The environmental devastation is massive, with pits and holes, gullies and collapsed river banks, huge channels gouged out on mountainsides, rivers running red with mud suffocating the life out of everything. But these are the scars we can see. It’s the invisible ones that are much more frightening, the ones in the water: cyanide and mercury. Last week there was a news report of cyanide in the Rwenya River – a tributary of the Gairezi River which then flows into Mozambique. Cyanide in the water is coming from a Chinese owned mine outside Mutoko and is so rampant that the Mozambique government has made a formal complaint to Zimbabwean authorities about cyanide in the Gairezi river. A veterinary officer in Nyanga said three cattle had died of cyanide poisoning after drinking water from the Nyangombe River, where dead fish and frogs were also seen The MP for Nyanga North confirmed the reports, saying: “There is need for government intervention.” (The Standard)

Hmmm, government intervention at a time when they are busy with their own release – of gold coins. The Reserve Bank of Zimbabwe issued a press statement announcing the introduction of the  ‘Mosi-Oa-Tunya Gold Coin’ which will weigh one troy ounce (31 grams) and have a purity of 22 carats. According to the statement: “The gold coins will be available for sale to the public from 25 July 2022 in both local currency (ZW$) and United States Dollars (US$) (and other foreign currencies) at a price based on the prevailing international price of gold and the cost of production.” The government says the gold coins are meant to ease the demand for US dollars and can be converted into cash and traded locally and internationally. At the time of writing one gold coin will cost about US$1,622. The head of the Reserve Bank said that the gold coins will “enable investors to store value.”  

A store of value for who? The woman panning for gold to buy medicine for her Mum? Civil servants earning slave wages? The Chinese and their polluting gold mines on Zimbabwean rivers? In an opinion piece last week TechZim wrote: “We are just purposefully making it easy for smugglers to ship out every single coin should international prices rise enough, which will probably happen with the high inflation rates across the globe likely to lead to the price of gold spiking.”

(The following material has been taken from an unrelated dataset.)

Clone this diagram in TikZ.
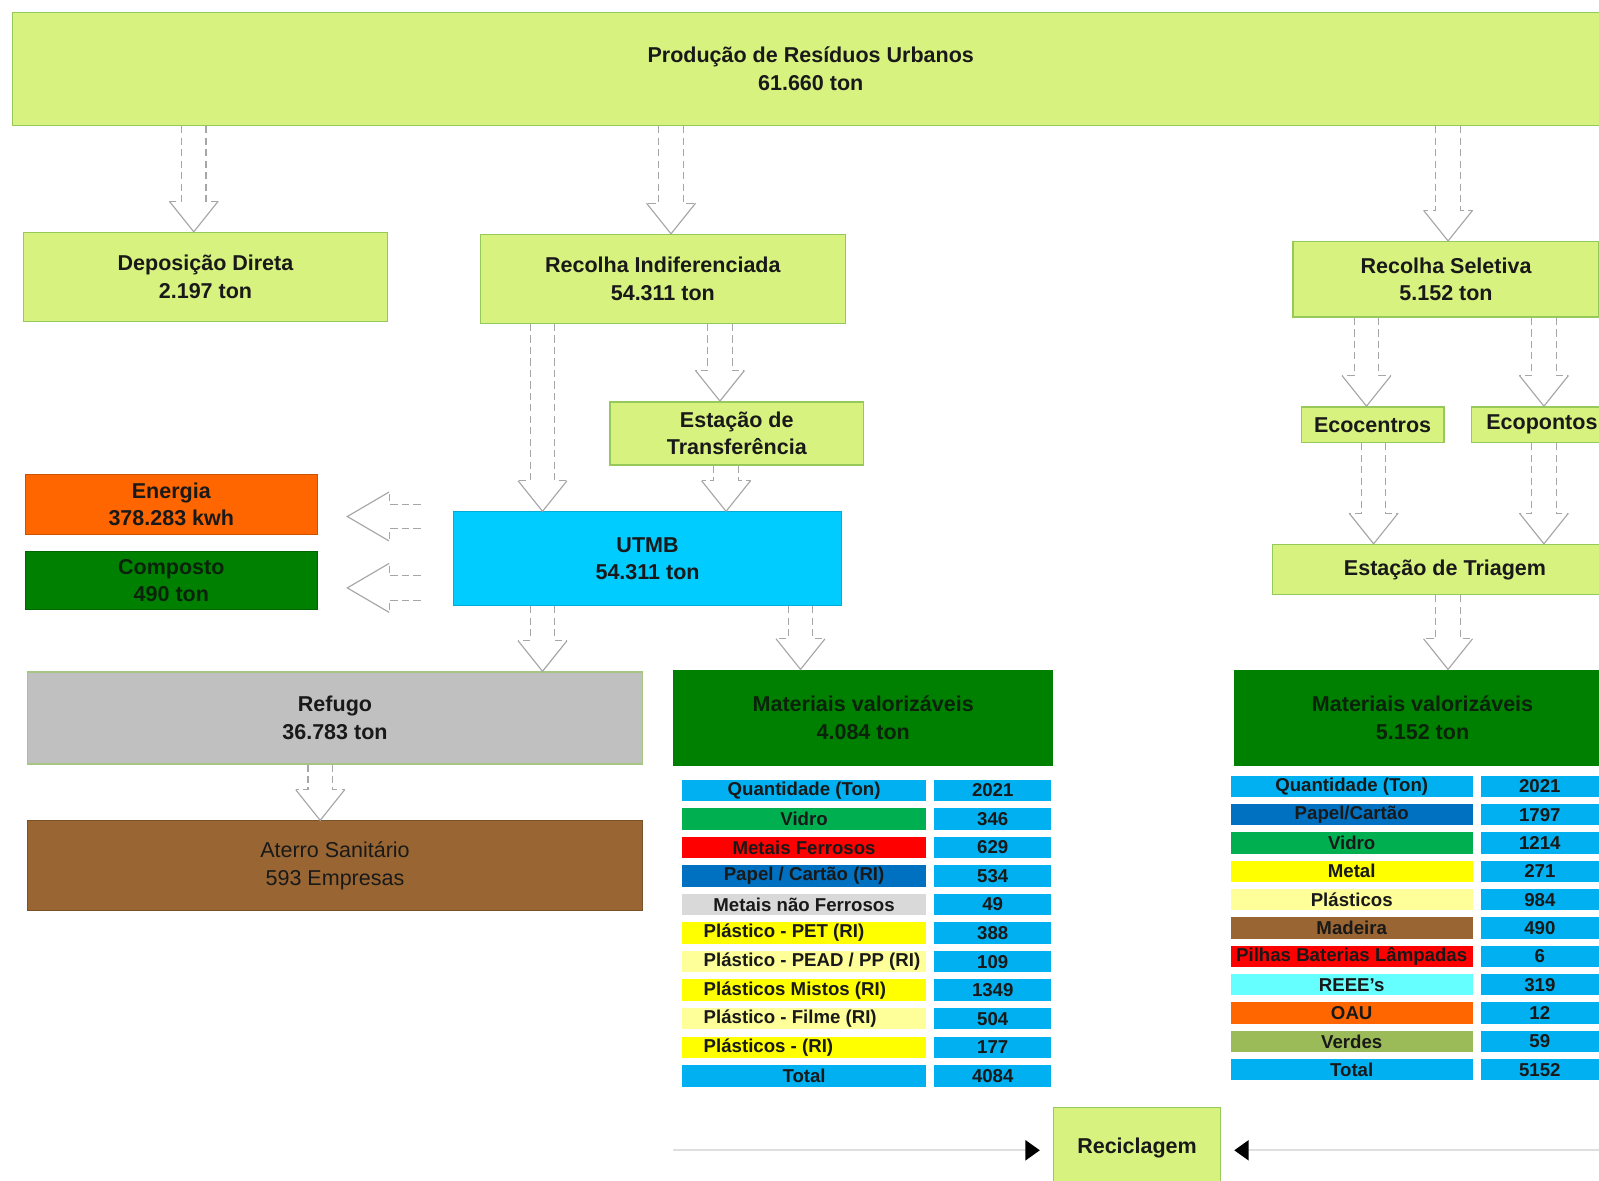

A 35 page report has just been released by the Centre for Natural Resources Governance called “Zimbabwe’s disappearing gold. The case of Mazowe and Penhalonga.” It’s a chilling read. It says there are over 5,000 gold pits in Penhalonga that are controlled by 5 gold dealers and thousands of gold pits in Mazowe also controlled by only a few gold dealers. The report says that Zimbabwe has “become a huge gold mine with artisanal mining occurring almost everywhere. Incidences of gold-rushes are frequent, chaotic and well-immersed in informality. Gold money amounting to billions of dollars is flowing through a parallel system, outside the formal market, every year and consequently beyond the sanction of the law.” The report says political elites deliberately kept this sector informal so that they can ‘harvest’ the gold from artisanal miners. This led to a “Godfather syndrome” which has “powerful individuals with political connections tightly controlling artisanal mining at district and provincial levels.”